どうやら菩薩は肉体のある生物だけじゃないようだ。
肉体が無くなった後の精神(魂)体も含むらしい。
例えば、地蔵菩薩や弥勒菩薩等々。
他の幸せに貢献しようとする意識体だ。

如来にだってなれる立場なのにならない。
如来になったら、ただ光っているだけ。
それよりも、他と係わりたいモノ達だ。
いわば・・・ボランティア精神かなぁ・・・。

ボランティアは個人趣味なのだ。
趣味を超えたら、ボランティアではなくなる。
菩薩行ではなくなる。
菩薩行は個人趣味なのだ。

社会の為、人の為と言い出したら偽善だ。
詐欺も勘違いも同じだ。
心の奥は別なモノでドロドロしている。
個人が好きで行ってこそボランティア。
趣味で行ってこそ菩薩行。

まして組織が音頭をとっている場合は怪しい。
薄汚い企みがあるものだ。
神や仏の名前を使って信者を動かす。
騙されやすい人を信者に加える。
自立すれば、他を煽動などしない事が判る。
自立は共生(菩薩行)の土台だぜ。

生きる事は趣味なのだ。
個性で生きる事(趣味)が本道だ。
だからグレちゃん(創造主)は別々に創った。
一人一人、一つ一つ、個性がある。
「個性で生きろよ」
そういうメッセージだろう。

生きる事。
最後まで大切に生き続ける事。
それが菩薩行になる。
個性があるのは、個性ある菩薩行が必要だからだ。

遠慮しないで、個性溢れる生き方をしよう。
ただし・・・肉体生命は期限がある。
生命は最後まで大切に扱う意味だ。
立派に生きなくてもいい。
だが、大切に生きるのは、当たり前なのだ。
その、当たり前を話しているのがブッちゃん達だ。
難しい理屈じゃない。

ワシ的訳。
これは次章に繋がる部分だから途中までの訳になる。

「お前ぇ等は皆菩薩なんだぜ。
生き物ってのはよ、その立場立場で生き方が違う。
それでも方向は同じなんだぜ。
気づいても気づかなくても同じ方向に歩いている。

この世界に生まれて、死ぬまで生きる。
一人一人の個性で生きる。
個性は共生を活かす為のもんだ。
この世ってのはよ、多種多様なモノが合わさって出来ている。
どんな立場でも、他の役に立っているんだ。
だから、気づいても気づかなくても菩薩だ。

もちろん一度の人生で完成するわけが無ぇ。
何度も生まれ変わるのさ。
いろいろな立場を経験するのさ。
そして、少しづつ進むんだ。
幸せ、そのものの境地に向かっているんだ。
生きているってのは、幸せに向かう事なんだぜ。

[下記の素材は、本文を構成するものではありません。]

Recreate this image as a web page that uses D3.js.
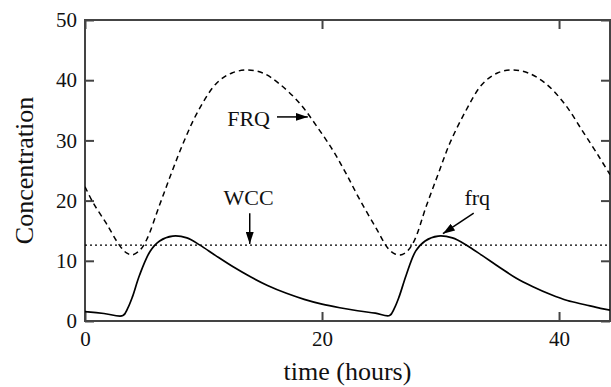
<!DOCTYPE html>
<html>
<head>
<meta charset="utf-8">
<script src="https://cdn.jsdelivr.net/npm/d3@7"></script>
<style>
  body { margin: 0; background: #fff; }
  text { font-family: "Liberation Serif", "DejaVu Serif", serif; fill: #111; }
</style>
</head>
<body>
<div id="chart"></div>
<script>
// dati (ore, concentrazione)
const frqTime = [0, 1.6, 3.2, 3.6, 4.0, 4.6, 5.5, 6.3, 7.4, 8.6, 9.7, 11.0, 12.5, 14.0, 15.4, 17.0, 18.5, 20.0, 21.5, 23.0, 24.5, 25.7, 26.1, 26.5, 27.1, 27.9, 28.7, 29.8, 31.0, 32.2, 33.5, 35.0, 36.4, 37.8, 39.3, 40.7, 42.2, 43.5, 44.3];
const frqValues = [1.55, 1.25, 0.9, 2.1, 4.0, 7.6, 11.6, 13.3, 14.1, 13.8, 12.6, 10.9, 9.0, 7.3, 5.9, 4.6, 3.6, 2.8, 2.2, 1.7, 1.3, 0.9, 2.1, 4.0, 7.6, 11.6, 13.3, 14.1, 13.8, 12.6, 10.9, 8.9, 7.1, 5.7, 4.4, 3.4, 2.7, 2.1, 1.8];

const FRQTime = [0, 0.7, 1.8, 2.9, 3.5, 4.0, 4.6, 5.2, 6.3, 7.3, 8.3, 9.5, 11.1, 12.4, 13.7, 15.0, 16.4, 18.1, 19.5, 20.9, 22.0, 23.2, 24.6, 25.6, 26.2, 26.7, 27.2, 27.8, 28.8, 29.8, 30.8, 32.1, 33.5, 34.8, 36.1, 37.4, 38.9, 40.5, 42.0, 43.4, 44.3];
const FRQValues = [22.3, 19.6, 16.2, 12.6, 11.3, 11.0, 11.7, 13.5, 19.3, 24.6, 29.6, 34.7, 39.5, 41.2, 41.7, 41.2, 39.4, 36.2, 32.5, 28.4, 24.6, 20.1, 15.3, 12.0, 11.1, 11.0, 11.6, 13.4, 19.1, 24.4, 29.6, 34.8, 39.3, 41.2, 41.7, 41.2, 39.4, 36.0, 31.5, 27.2, 24.3];

const wccTime = [0, 44.3];
const wccValues = [12.6, 12.6];

const xTicks = [0, 20, 40];
const yTicks = [0, 10, 20, 30, 40, 50];

// etichette con freccia (coordinate nei dati)
const labels = [
    { text: 'FRQ', x: 12.0, y: 32.4, anchor: 'start', from: [16.2, 33.9], to: [18.8, 33.9] },
    { text: 'WCC', x: 13.8, y: 19.3, anchor: 'middle', from: [13.9, 17.9], to: [13.9, 12.8] },
    { text: 'frq', x: 33.1, y: 19.3, anchor: 'middle', from: [32.8, 17.9], to: [30.2, 14.5] }
];

const W = 611, H = 387;
const margin = { left: 85, right: 1, top: 20, bottom: 66 };
const width = W - margin.left - margin.right;
const height = H - margin.top - margin.bottom;

const svg = d3.select('#chart').append('svg')
    .attr('width', W).attr('height', H);

const defs = svg.append('defs');
defs.append('clipPath').attr('id', 'clip')
    .append('rect').attr('width', width).attr('height', height);
defs.append('marker')
    .attr('id', 'arrow')
    .attr('viewBox', '0 0 12 8')
    .attr('refX', 12).attr('refY', 4)
    .attr('markerWidth', 12).attr('markerHeight', 8)
    .attr('markerUnits', 'userSpaceOnUse')
    .attr('orient', 'auto')
    .append('path').attr('d', 'M0,0 L12,4 L0,8 Z').attr('fill', '#000');

const g = svg.append('g').attr('transform', `translate(${margin.left},${margin.top})`);

const x = d3.scaleLinear().domain([0, 44.3]).range([0, width]);
const y = d3.scaleLinear().domain([0, 50]).range([height, 0]);

const axisColor = '#444';
const tickLen = 9;

// asse sinistro con etichette
const yAxis = g.append('g')
    .call(d3.axisLeft(y).tickValues(yTicks).tickSize(-tickLen).tickPadding(8));
// asse in basso con etichette
const xAxis = g.append('g')
    .attr('transform', `translate(0,${height})`)
    .call(d3.axisBottom(x).tickValues(xTicks).tickSize(-tickLen).tickPadding(10));
// assi superiore e destro solo tacche
const topAxis = g.append('g')
    .call(d3.axisTop(x).tickValues(xTicks).tickSize(-tickLen).tickFormat(''));
const rightAxis = g.append('g')
    .attr('transform', `translate(${width},0)`)
    .call(d3.axisRight(y).tickValues(yTicks).tickSize(-tickLen).tickFormat(''));

[yAxis, xAxis, topAxis, rightAxis].forEach(a => {
    a.select('.domain').remove();
    a.selectAll('line').attr('stroke', axisColor).attr('stroke-width', 2);
    a.selectAll('text').style('font-family', '"Liberation Serif", serif')
        .style('font-size', '21px').attr('fill', '#111');
});

// cornice
g.append('rect')
    .attr('width', width).attr('height', height)
    .attr('fill', 'none').attr('stroke', axisColor).attr('stroke-width', 2);

// linee
const line = d3.line()
    .x(d => x(d[0])).y(d => y(d[1]))
    .curve(d3.curveCatmullRom.alpha(0.5));

const plot = g.append('g').attr('clip-path', 'url(#clip)');

plot.append('path')
    .datum(wccTime.map((t, i) => [t, wccValues[i]]))
    .attr('d', line).attr('fill', 'none')
    .attr('stroke', '#000').attr('stroke-width', 1.3)
    .attr('stroke-dasharray', '2,3');

plot.append('path')
    .datum(FRQTime.map((t, i) => [t, FRQValues[i]]))
    .attr('d', line).attr('fill', 'none')
    .attr('stroke', '#000').attr('stroke-width', 1.5)
    .attr('stroke-dasharray', '5.5,4');

plot.append('path')
    .datum(frqTime.map((t, i) => [t, frqValues[i]]))
    .attr('d', line).attr('fill', 'none')
    .attr('stroke', '#000').attr('stroke-width', 1.7);

// etichette e frecce
labels.forEach(l => {
    g.append('text')
        .attr('x', x(l.x)).attr('y', y(l.y))
        .attr('text-anchor', l.anchor)
        .style('font-size', '22px')
        .text(l.text);
    g.append('line')
        .attr('x1', x(l.from[0])).attr('y1', y(l.from[1]))
        .attr('x2', x(l.to[0])).attr('y2', y(l.to[1]))
        .attr('stroke', '#000').attr('stroke-width', 1.5)
        .attr('marker-end', 'url(#arrow)');
});

// titoli degli assi
g.append('text')
    .attr('x', width / 2).attr('y', height + 59)
    .attr('text-anchor', 'middle')
    .style('font-size', '26px')
    .text('time (hours)');

g.append('text')
    .attr('transform', 'rotate(-90)')
    .attr('x', -height / 2).attr('y', -52)
    .attr('text-anchor', 'middle')
    .style('font-size', '26px')
    .text('Concentration');
</script>
</body>
</html>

」

「誰でも菩薩なんだけどよ、
菩薩として生きるコツがあるんだ。
そのコツを知って実行すると、楽に生きられる。
苦しむと、生きるのが大変に思えるだろ。
苦しむ菩薩より、愉しめる菩薩になりなよ。

そのコツが般若ってヤツだ。
何も難しい事じゃ無ぇ。
何度も言っているだろ。
この世の仕組みはイイカゲンだ。
だから、イイカゲンに心を合わせるのさ。

万物が流転しているし、諸行は無常だろ。
心を固定したら苦しくなるのは当たり前だ。
毎日身体だって変化しているんだ。
心だけこだわるのは不自然だろ。